Nothing after the line with "from matplotlib.ticker import MultipleLocator" belongs in the copy; extract the lines below from the top through that line, pictures left out.
— begin —
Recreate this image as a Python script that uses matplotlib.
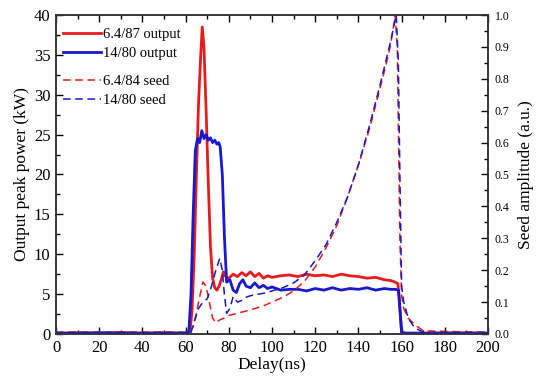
import numpy as np
import matplotlib
matplotlib.use('Agg')
import matplotlib.pyplot as plt
from matplotlib.ticker import MultipleLocator

# ------------------------------------------------------------------------------------------ #
# datos (delay en ns, potencia en kW, seed en u.a.)

t_out_rojo = [0, 10, 20, 30, 40, 50, 60, 62, 63, 64, 65, 66, 67, 67.7, 68.5, 69.5, 70.5,
              71.5, 72.5, 73.5, 74.5, 75.5, 76.5, 77.5, 78.5, 80, 82, 84, 86, 88, 90, 92,
              94, 96, 98, 100, 104, 108, 112, 116, 120, 124, 128, 132, 136, 140, 144, 148,
              152, 155, 157, 158.3, 159.2, 160, 162, 170, 185, 200]
p_out_rojo = [0.1, 0.15, 0.1, 0.2, 0.1, 0.15, 0.1, 0.3, 3, 10, 20, 29, 35, 38.5, 36, 28,
              19, 11, 7, 5.8, 5.5, 6.0, 6.8, 7.8, 7.2, 7.0, 7.5, 7.2, 7.7, 7.3, 7.8, 7.2,
              7.6, 7.0, 7.3, 7.1, 7.3, 7.4, 7.2, 7.5, 7.3, 7.4, 7.2, 7.5, 7.3, 7.2, 7.0,
              7.1, 6.8, 6.7, 6.5, 6.3, 3, 0.2, 0.1, 0.1, 0.15, 0.1]

t_out_azul = [0, 10, 20, 30, 40, 50, 60, 61.5, 62.5, 63.5, 64.5, 65.5, 66.5, 67.5, 68.5,
              69.5, 70.5, 71.5, 72.5, 73.5, 74.5, 75.3, 76, 77, 78, 79, 80.5, 82, 83.5, 85,
              86.5, 88, 90, 92, 94, 96, 98, 100, 104, 108, 112, 116, 120, 124, 128, 132,
              136, 140, 144, 148, 152, 155, 157, 158.6, 159.3, 160, 162, 170, 185, 200]
p_out_azul = [0.1, 0.1, 0.15, 0.1, 0.1, 0.1, 0.1, 0.3, 5, 15, 23, 24.5, 24, 25.5, 24.5, 25,
              24.3, 24.6, 24, 24.3, 23.8, 24, 23.5, 20, 12, 6.5, 6.8, 5.5, 5.2, 6.3, 6.8,
              6.0, 5.8, 6.4, 5.8, 6.1, 5.7, 5.9, 5.5, 5.6, 5.6, 5.4, 5.7, 5.5, 5.8, 5.5,
              5.7, 5.6, 5.8, 5.5, 5.7, 5.6, 5.6, 5.5, 3, 0.2, 0.1, 0.1, 0.1, 0.1]

t_seed_rojo = [0, 20, 40, 60, 62, 64, 66, 68, 69.5, 71, 72.5, 74, 76, 78, 80, 84, 88, 92,
               96, 100, 105, 110, 115, 120, 125, 130, 135, 140, 145, 150, 153, 155, 157,
               158, 158.6, 159.2, 160, 161, 163, 166, 170, 200]
a_seed_rojo = [0.005, 0.005, 0.005, 0.005, 0.005, 0.03, 0.10, 0.163, 0.15, 0.10, 0.05,
               0.035, 0.045, 0.05, 0.058, 0.065, 0.072, 0.08, 0.088, 0.10, 0.115, 0.135,
               0.165, 0.21, 0.27, 0.34, 0.43, 0.53, 0.64, 0.77, 0.85, 0.91, 1.0, 0.9, 0.6,
               0.3, 0.12, 0.08, 0.05, 0.03, 0.01, 0.005]

t_seed_azul = [0, 20, 40, 60, 62.5, 64, 66, 68, 70, 72, 74, 75.8, 77, 78, 79, 80.5, 82,
               84, 86, 88, 90, 94, 98, 100, 105, 110, 115, 120, 125, 130, 135, 140, 145,
               150, 155, 157.5, 158.5, 159.2, 160, 161, 163, 166, 170, 200]
a_seed_azul = [0.005, 0.005, 0.005, 0.005, 0.005, 0.04, 0.08, 0.10, 0.11, 0.15, 0.20,
               0.237, 0.2, 0.12, 0.065, 0.08, 0.117, 0.10, 0.105, 0.115, 0.12, 0.125,
               0.13, 0.135, 0.145, 0.16, 0.185, 0.23, 0.28, 0.35, 0.43, 0.53, 0.65, 0.78,
               0.92, 1.0, 0.85, 0.5, 0.15, 0.1, 0.05, 0.02, 0.005, 0.005]

# ------------------------------------------------------------------------------------------ #

plt.rcParams['font.family'] = ['Liberation Serif', 'DejaVu Serif']
rojo = '#e61c1c'
azul = '#1818cc'

fig = plt.figure(figsize=(5.39, 3.81), dpi=100)
ax = fig.add_axes([0.1039, 0.1234, 0.8015, 0.8372])
ax2 = ax.twinx()

l1, = ax.plot(t_out_rojo, p_out_rojo, color=rojo, lw=2.0, label='6.4/87 output')
l2, = ax.plot(t_out_azul, p_out_azul, color=azul, lw=2.0, label='14/80 output')
l3, = ax2.plot(t_seed_rojo, a_seed_rojo, color=rojo, lw=1.1, ls=(0, (5, 3)),
               label='6.4/84 seed')
l4, = ax2.plot(t_seed_azul, a_seed_azul, color=azul, lw=1.1, ls=(0, (5, 3)),
               label='14/80 seed')

ax.set_xlim(0, 200)
ax.set_ylim(0, 40)
ax2.set_ylim(0, 1.0)

ax.xaxis.set_major_locator(MultipleLocator(20))
ax.xaxis.set_minor_locator(MultipleLocator(10))
ax.yaxis.set_major_locator(MultipleLocator(5))
ax.yaxis.set_minor_locator(MultipleLocator(2.5))
ax2.yaxis.set_major_locator(MultipleLocator(0.1))
ax2.yaxis.set_minor_locator(MultipleLocator(0.05))
ax2.yaxis.set_major_formatter(plt.FormatStrFormatter('%.1f'))

ax.tick_params(which='both', direction='in', top=True, right=False, labelsize=12,
               pad=4)
ax.tick_params(which='major', length=5, width=1)
ax.tick_params(which='minor', length=3, width=1)
ax2.tick_params(which='both', direction='in', labelsize=8.5, pad=5)
ax2.tick_params(which='major', length=5, width=1)
ax2.tick_params(which='minor', length=3, width=1)

for eje in (ax, ax2):
    for s in eje.spines.values():
        s.set_linewidth(1.1)
        s.set_color('#333333')

ax.set_xlabel('Delay(ns)', fontsize=12.5, labelpad=1)
ax.set_ylabel('Output peak power (kW)', fontsize=12.5, labelpad=3)
ax2.set_ylabel('Seed amplitude (a.u.)', fontsize=12.5, labelpad=6)

# dos leyendas para dejar el hueco entre output y seed
opciones = dict(loc='upper left', frameon=False, fontsize=10.5, handlelength=2.6,
                handletextpad=0.15, borderaxespad=0, borderpad=0, labelspacing=0.38)
leg1 = ax.legend(handles=[l1, l2], bbox_to_anchor=(0.017, 0.96), **opciones)
ax.add_artist(leg1)
ax.legend(handles=[l3, l4], bbox_to_anchor=(0.017, 0.813), **opciones)

fig.savefig('out.png', dpi=100)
— end —
(TASK SOLUTION):
Recreate this image as a Python script that uses matplotlib.
import numpy as np
import matplotlib
matplotlib.use('Agg')
import matplotlib.pyplot as plt
from matplotlib.ticker import MultipleLocator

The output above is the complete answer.